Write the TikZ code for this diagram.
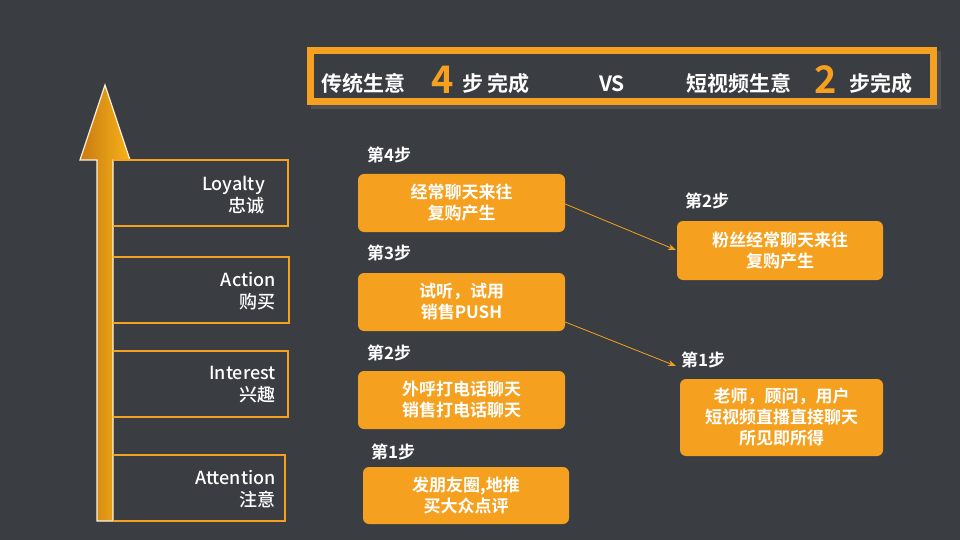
\documentclass[tikz,border=0pt]{standalone}
\usepackage{fontspec}
\setmainfont{Noto Sans CJK SC Bold}
\newfontfamily\lvlfont{Noto Sans CJK SC Medium}
\usetikzlibrary{arrows.meta,shadows}
\definecolor{bg}{HTML}{3A3D42}
\definecolor{org}{HTML}{F5A01F}
\definecolor{dorg}{HTML}{C97A10}
\tikzset{
 stepbox/.style={fill=org,rounded corners=6pt,text=white,font=\fontsize{17}{21}\selectfont,align=center,inner sep=0pt},
 steplbl/.style={text=white,font=\fontsize{17}{20}\selectfont,anchor=west,inner sep=0pt},
 brk/.style={draw=org,line width=2pt},
 lvl/.style={text=white,font=\lvlfont\fontsize{18}{22}\selectfont,align=right,anchor=east,inner sep=0pt},
 conn/.style={draw=org,line width=0.8pt,-{Stealth[length=8pt,width=6pt]}},
 ttl/.style={text=white,font=\fontsize{21}{24}\selectfont,anchor=base west,inner sep=0}
}
\begin{document}
\begin{tikzpicture}[x=1pt,y=-1pt]
\fill[bg] (0,0) rectangle (960,540);
\useasboundingbox (0,0) rectangle (960,540);
% title
\fill[black!60,opacity=0.5] (311,51) rectangle (941,109);
\fill[org] (307,47) rectangle (937,105);
\fill[bg] (314,54) rectangle (930,98);
\node[ttl] (t1) at (321,92) {传统生意};
\node[ttl,text=org,font=\fontsize{38}{40}\selectfont] (t2) at (431,94) {4};
\node[ttl] (t3) at (462,92) {步 完成};
\node[ttl] (t4) at (599,92) {VS};
\node[ttl] (t5) at (686,92) {短视频生意};
\node[ttl,text=org,font=\fontsize{38}{40}\selectfont] (t6) at (814,94) {2};
\node[ttl] (t7) at (849,92) {步完成};
% big arrow
\shade[left color=dorg,right color=org!80!yellow,draw=white!85!org,line width=1.2pt]
 (97,521) -- (97,160) -- (80,160) -- (105,85) -- (130,160) -- (113,160) -- (113,521) -- cycle;
% brackets
\draw[brk] (113,160) -- (288,160) -- (288,226) -- (113,226);
\draw[brk] (113,257) -- (289,257) -- (289,323) -- (113,323);
\draw[brk] (113,351) -- (288,351) -- (288,417) -- (113,417);
\draw[brk] (113,455) -- (285,455) -- (285,521) -- (113,521);
\node[lvl] (l1) at (265,195) {Loyalty\\忠诚};
\node[lvl] (l2) at (276,291) {Action\\购买};
\node[lvl] (l3) at (276,385) {Interest\\兴趣};
\node[lvl] (l4) at (276,489) {Attention\\注意};
% left steps
\node[stepbox,minimum width=207pt,minimum height=58pt] (s4) at (461.5,203) {经常聊天来往\\复购产生};
\node[stepbox,minimum width=207pt,minimum height=58pt] (s3) at (461.5,302) {试听，试用\\销售PUSH};
\node[stepbox,minimum width=207pt,minimum height=58pt] (s2) at (461.5,400) {外呼打电话聊天\\销售打电话聊天};
\node[stepbox,minimum width=206pt,minimum height=57pt] (s1) at (466,495.5) {发朋友圈,地推\\买大众点评};
\node[steplbl] (n4) at (367,155) {第4步};
\node[steplbl] (n3) at (367,253) {第3步};
\node[steplbl] (n2) at (367,353) {第2步};
\node[steplbl] (n1) at (371,452) {第1步};
% right steps
\node[stepbox,minimum width=206pt,minimum height=59pt] (r2) at (780,250.5) {粉丝经常聊天来往\\复购产生};
\node[stepbox,minimum width=203pt,minimum height=77pt] (r1) at (781.5,417.5) {老师，顾问，用户\\短视频直播直接聊天\\所见即所得};
\node[steplbl] (m2) at (685,201) {第2步};
\node[steplbl] (m1) at (681,360) {第1步};
\coordinate (a1) at (676,250);
\coordinate (a2) at (676,366);
\draw[conn] (s4.east) ++(0,1) -- (a1);
\draw[conn] (s3.east) ++(0,20) -- (a2);
\end{tikzpicture}
\end{document}
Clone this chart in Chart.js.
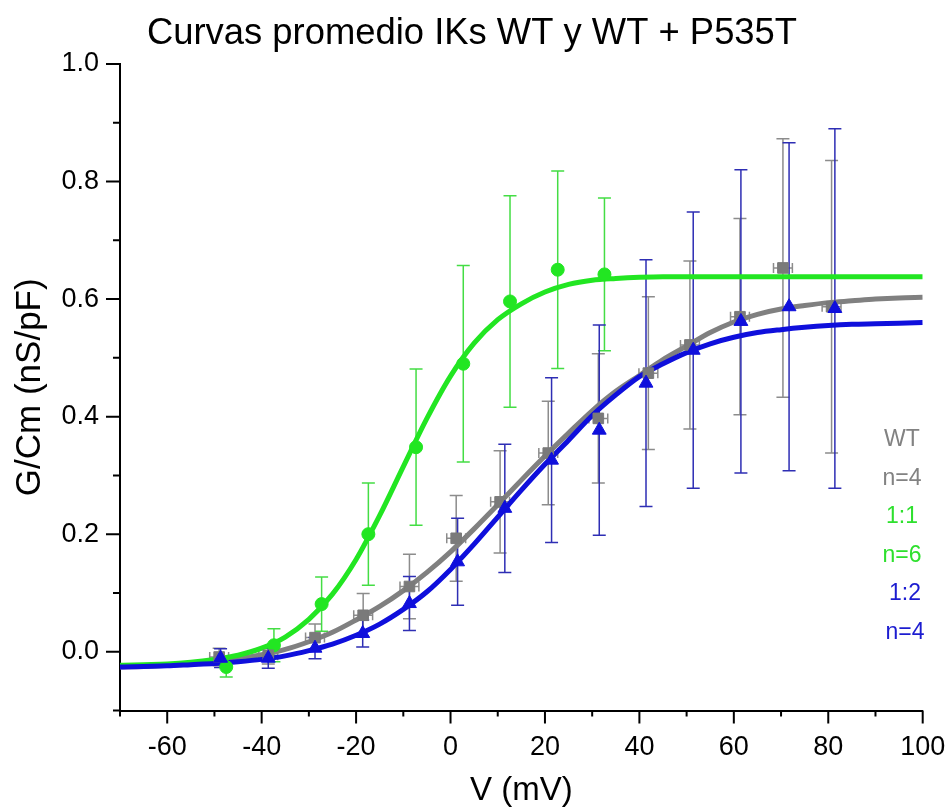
<!DOCTYPE html>
<html lang="es">
<head>
<meta charset="UTF-8">
<title>Curvas promedio IKs WT y WT + P535T</title>
<script src="https://cdn.jsdelivr.net/npm/chart.js"></script>
<style>
  html, body { margin: 0; padding: 0; background: #fff; }
</style>
</head>
<body>
<canvas id="gv" width="948" height="809"></canvas>
<script>
// Boltzmann fit curves, every 5 mV
const curveV = [-70, -65, -60, -55, -50, -45, -40, -35, -30, -25, -20, -15, -10, -5, 0, 5, 10, 15, 20, 25,
                30, 35, 40, 45, 50, 55, 60, 65, 70, 75, 80, 85, 90, 95, 100];
const fitWT = [-0.026, -0.025, -0.023, -0.021, -0.017, -0.012, -0.005, 0.004, 0.017, 0.033, 0.054, 0.077, 0.104,
               0.135, 0.170, 0.209, 0.250, 0.292, 0.333, 0.372, 0.410, 0.443, 0.470, 0.497, 0.520, 0.543, 0.561,
               0.574, 0.583, 0.589, 0.594, 0.597, 0.600, 0.602, 0.603];
const fit11 = [-0.023, -0.022, -0.021, -0.018, -0.013, -0.006, 0.006, 0.025, 0.055, 0.098, 0.157, 0.232, 0.315,
               0.397, 0.469, 0.525, 0.565, 0.592, 0.612, 0.625, 0.632, 0.635, 0.637, 0.638, 0.638, 0.638, 0.638,
               0.638, 0.638, 0.638, 0.638, 0.638, 0.638, 0.638, 0.638];
const fit12 = [-0.026, -0.025, -0.024, -0.022, -0.020, -0.017, -0.013, -0.007, 0.002, 0.013, 0.028, 0.047, 0.072,
               0.102, 0.140, 0.183, 0.229, 0.275, 0.319, 0.360, 0.402, 0.437, 0.468, 0.490, 0.509, 0.524, 0.535,
               0.543, 0.548, 0.552, 0.555, 0.557, 0.558, 0.559, 0.560];

// mean points with SEM
const wtV    = [-49.0, -38.6, -28.7, -18.5, -8.7, 1.2, 10.5, 20.7, 31.3, 41.9, 50.7, 61.3, 70.4, 80.7];
const wtG    = [-0.009, -0.006, 0.024, 0.062, 0.111, 0.193, 0.255, 0.338, 0.397, 0.474, 0.522, 0.570, 0.653, 0.587];
const wtErr  = [0.015, 0.015, 0.023, 0.037, 0.055, 0.073, 0.087, 0.088, 0.110, 0.130, 0.143, 0.167, 0.220, 0.249];
const wtVErr = [2.0, 2.0, 2.0, 2.0, 2.0, 2.0, 2.0, 2.0, 2.0, 2.0, 2.0, 2.0, 2.0, 2.0];

const r11V   = [-47.5, -37.4, -27.3, -17.4, -7.3, 2.7, 12.6, 22.7, 32.6];
const r11G   = [-0.026, 0.011, 0.081, 0.200, 0.348, 0.490, 0.596, 0.650, 0.642];
const r11Err = [0.017, 0.028, 0.046, 0.087, 0.133, 0.167, 0.180, 0.168, 0.130];

const r12V   = [-48.7, -38.6, -28.7, -18.6, -8.7, 1.5, 11.5, 21.4, 31.5, 41.4, 51.4, 61.5, 71.7, 81.4];
const r12G   = [-0.011, -0.011, 0.006, 0.031, 0.082, 0.153, 0.244, 0.326, 0.377, 0.457, 0.513, 0.562, 0.587, 0.584];
const r12Err = [0.016, 0.017, 0.018, 0.023, 0.046, 0.074, 0.109, 0.140, 0.179, 0.210, 0.235, 0.258, 0.279, 0.306];

const xTickAll = [-70, -60, -50, -40, -30, -20, -10, 0, 10, 20, 30, 40, 50, 60, 70, 80, 90, 100];
const xTickLab = [-60, -40, -20, 0, 20, 40, 60, 80, 100];
const yTickAll = [-0.1, 0, 0.1, 0.2, 0.3, 0.4, 0.5, 0.6, 0.7, 0.8, 0.9, 1.0];
const yTickLab = [0, 0.2, 0.4, 0.6, 0.8, 1.0];

const titleText = 'Curvas promedio IKs WT y WT + P535T';
const notes = ['WT', 'n=4', '1:1', 'n=6', '1:2', 'n=4'];
const noteColors = ['#828282', '#828282', '#2ee02e', '#2ee02e', '#1c1cd0', '#1c1cd0'];

const GRAY = '#808080', GREEN = '#22e622', BLUE = '#0f0fdc';
const FONT = '"Liberation Sans", Arial, sans-serif';

function pts(xs, ys) { return xs.map((v, i) => ({ x: v, y: ys[i] })); }

const errSets = [
  { v: wtV, g: wtG, e: wtErr, h: wtVErr, color: '#8c8c8c' },
  { v: r11V, g: r11G, e: r11Err, color: '#44dd44' },
  { v: r12V, g: r12G, e: r12Err, color: '#2e2eb4' }
];

const errorBars = {
  id: 'errorBars',
  beforeDatasetsDraw(chart) {
    const { ctx, scales: { x, y } } = chart;
    ctx.save();
    ctx.lineWidth = 1.5;
    errSets.forEach(s => {
      ctx.strokeStyle = s.color;
      s.v.forEach((v, i) => {
        const px = x.getPixelForValue(v);
        const py = y.getPixelForValue(s.g[i]);
        const t = y.getPixelForValue(s.g[i] + s.e[i]);
        const b = y.getPixelForValue(s.g[i] - s.e[i]);
        ctx.beginPath();
        ctx.moveTo(px, t); ctx.lineTo(px, b);
        ctx.moveTo(px - 6.5, t); ctx.lineTo(px + 6.5, t);
        ctx.moveTo(px - 6.5, b); ctx.lineTo(px + 6.5, b);
        if (s.h) {
          const l = x.getPixelForValue(v - s.h[i]);
          const r = x.getPixelForValue(v + s.h[i]);
          ctx.moveTo(l, py); ctx.lineTo(r, py);
          ctx.moveTo(l, py - 5); ctx.lineTo(l, py + 5);
          ctx.moveTo(r, py - 5); ctx.lineTo(r, py + 5);
        }
        ctx.stroke();
      });
    });
    ctx.restore();
  }
};

const tickMarks = {
  id: 'tickMarks',
  afterDraw(chart) {
    const { ctx, scales: { x, y }, chartArea: a } = chart;
    ctx.save();
    ctx.strokeStyle = '#000';
    ctx.lineWidth = 2;
    ctx.beginPath();
    xTickAll.forEach(v => {
      const px = x.getPixelForValue(v);
      const len = xTickLab.includes(v) ? 13 : 6;
      ctx.moveTo(px, a.bottom); ctx.lineTo(px, a.bottom + len);
    });
    yTickAll.forEach(v => {
      const py = y.getPixelForValue(v);
      const len = yTickLab.includes(v) ? 14 : 7;
      ctx.moveTo(a.left, py); ctx.lineTo(a.left - len, py);
    });
    ctx.stroke();
    ctx.restore();
  }
};

// title and the group labels on the right
const texts = {
  id: 'texts',
  afterDraw(chart) {
    const { ctx } = chart;
    ctx.save();
    ctx.textAlign = 'center';
    ctx.textBaseline = 'middle';
    ctx.fillStyle = '#000';
    ctx.font = '36.4px ' + FONT;
    ctx.fillText(titleText, 472, 33.6);
    ctx.font = '23px ' + FONT;
    notes.forEach((t, i) => {
      ctx.fillStyle = noteColors[i];
      ctx.fillText(t, i < 4 ? 902 : 905, 440 + i * 38.5);
    });
    ctx.restore();
  }
};

new Chart(document.getElementById('gv'), {
  type: 'scatter',
  data: {
    datasets: [
      { label: '1:2', data: pts(r12V, r12G), pointStyle: 'triangle', pointRadius: 8,
        backgroundColor: BLUE, borderColor: BLUE, borderWidth: 1 },
      { label: 'WT', data: pts(wtV, wtG), pointStyle: 'rect', pointRadius: 7.5,
        backgroundColor: '#7a7a7a', borderColor: '#7a7a7a', borderWidth: 1 },
      { label: '1:1', data: pts(r11V, r11G), pointStyle: 'circle', pointRadius: 6.5,
        backgroundColor: GREEN, borderColor: GREEN, borderWidth: 1 },
      { label: 'fit 1:2', data: pts(curveV, fit12), showLine: true, pointRadius: 0,
        borderColor: BLUE, borderWidth: 5, cubicInterpolationMode: 'monotone' },
      { label: 'fit 1:1', data: pts(curveV, fit11), showLine: true, pointRadius: 0,
        borderColor: GREEN, borderWidth: 5, cubicInterpolationMode: 'monotone' },
      { label: 'fit WT', data: pts(curveV, fitWT), showLine: true, pointRadius: 0,
        borderColor: GRAY, borderWidth: 5, cubicInterpolationMode: 'monotone' }
    ]
  },
  options: {
    responsive: false,
    animation: false,
    devicePixelRatio: 1,
    layout: { padding: { left: 0, right: 25.3, top: 64, bottom: 0 } },
    plugins: {
      legend: { display: false },
      tooltip: { enabled: false },
      title: { display: false }
    },
    scales: {
      x: {
        type: 'linear', min: -70, max: 100,
        afterFit(s) { s.height = 98.5; s.paddingLeft = 0; s.paddingRight = 0; },
        grid: { display: false, drawTicks: false },
        border: { display: true, color: '#000', width: 2 },
        ticks: {
          stepSize: 10, autoSkip: false, maxRotation: 0, padding: 21,
          color: '#000', font: { family: FONT, size: 27 },
          callback: v => xTickLab.includes(v) ? String(v) : ''
        },
        title: {
          display: true, text: 'V (mV)', color: '#000',
          font: { family: FONT, size: 33, lineHeight: 1.0 }, padding: { top: 0, bottom: 2 }
        }
      },
      y: {
        type: 'linear', min: -0.1, max: 1.0,
        afterFit(s) { s.width = 120; s.paddingTop = 0; s.paddingBottom = 0; },
        grid: { display: false, drawTicks: false },
        border: { display: true, color: '#000', width: 2 },
        ticks: {
          stepSize: 0.1, autoSkip: false, padding: 21,
          color: '#000', font: { family: FONT, size: 27 },
          callback: v => {
            const r = Math.round(v * 10) / 10;
            return yTickLab.includes(r) ? r.toFixed(1) : '';
          }
        },
        title: {
          display: true, text: 'G/Cm (nS/pF)', color: '#000',
          font: { family: FONT, size: 35 }, padding: { top: 9, bottom: 0 }
        }
      }
    }
  },
  plugins: [errorBars, tickMarks, texts]
});
</script>
</body>
</html>
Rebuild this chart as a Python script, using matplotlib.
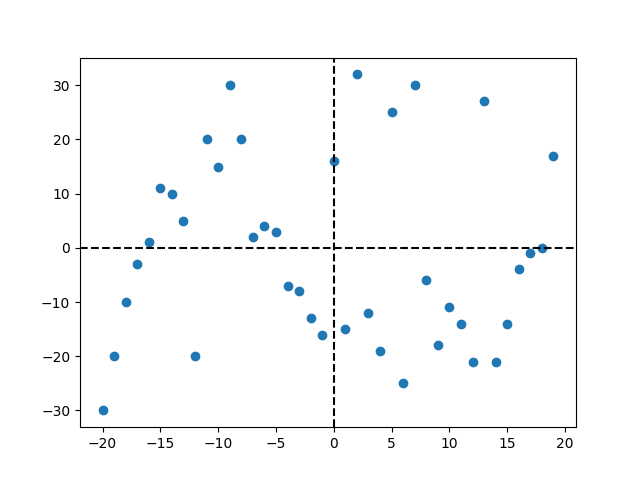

────────────────────

Pictures are excluded. Repeat exactly the lines from the one containing "Clone this chart in Chart.js." to the one containing "0.180, 0.168, 0.130];", inclusive.

Clone this chart in Chart.js.
<!DOCTYPE html>
<html lang="es">
<head>
<meta charset="UTF-8">
<title>Curvas promedio IKs WT y WT + P535T</title>
<script src="https://cdn.jsdelivr.net/npm/chart.js"></script>
<style>
  html, body { margin: 0; padding: 0; background: #fff; }
</style>
</head>
<body>
<canvas id="gv" width="948" height="809"></canvas>
<script>
// Boltzmann fit curves, every 5 mV
const curveV = [-70, -65, -60, -55, -50, -45, -40, -35, -30, -25, -20, -15, -10, -5, 0, 5, 10, 15, 20, 25,
                30, 35, 40, 45, 50, 55, 60, 65, 70, 75, 80, 85, 90, 95, 100];
const fitWT = [-0.026, -0.025, -0.023, -0.021, -0.017, -0.012, -0.005, 0.004, 0.017, 0.033, 0.054, 0.077, 0.104,
               0.135, 0.170, 0.209, 0.250, 0.292, 0.333, 0.372, 0.410, 0.443, 0.470, 0.497, 0.520, 0.543, 0.561,
               0.574, 0.583, 0.589, 0.594, 0.597, 0.600, 0.602, 0.603];
const fit11 = [-0.023, -0.022, -0.021, -0.018, -0.013, -0.006, 0.006, 0.025, 0.055, 0.098, 0.157, 0.232, 0.315,
               0.397, 0.469, 0.525, 0.565, 0.592, 0.612, 0.625, 0.632, 0.635, 0.637, 0.638, 0.638, 0.638, 0.638,
               0.638, 0.638, 0.638, 0.638, 0.638, 0.638, 0.638, 0.638];
const fit12 = [-0.026, -0.025, -0.024, -0.022, -0.020, -0.017, -0.013, -0.007, 0.002, 0.013, 0.028, 0.047, 0.072,
               0.102, 0.140, 0.183, 0.229, 0.275, 0.319, 0.360, 0.402, 0.437, 0.468, 0.490, 0.509, 0.524, 0.535,
               0.543, 0.548, 0.552, 0.555, 0.557, 0.558, 0.559, 0.560];

// mean points with SEM
const wtV    = [-49.0, -38.6, -28.7, -18.5, -8.7, 1.2, 10.5, 20.7, 31.3, 41.9, 50.7, 61.3, 70.4, 80.7];
const wtG    = [-0.009, -0.006, 0.024, 0.062, 0.111, 0.193, 0.255, 0.338, 0.397, 0.474, 0.522, 0.570, 0.653, 0.587];
const wtErr  = [0.015, 0.015, 0.023, 0.037, 0.055, 0.073, 0.087, 0.088, 0.110, 0.130, 0.143, 0.167, 0.220, 0.249];
const wtVErr = [2.0, 2.0, 2.0, 2.0, 2.0, 2.0, 2.0, 2.0, 2.0, 2.0, 2.0, 2.0, 2.0, 2.0];

const r11V   = [-47.5, -37.4, -27.3, -17.4, -7.3, 2.7, 12.6, 22.7, 32.6];
const r11G   = [-0.026, 0.011, 0.081, 0.200, 0.348, 0.490, 0.596, 0.650, 0.642];
const r11Err = [0.017, 0.028, 0.046, 0.087, 0.133, 0.167, 0.180, 0.168, 0.130];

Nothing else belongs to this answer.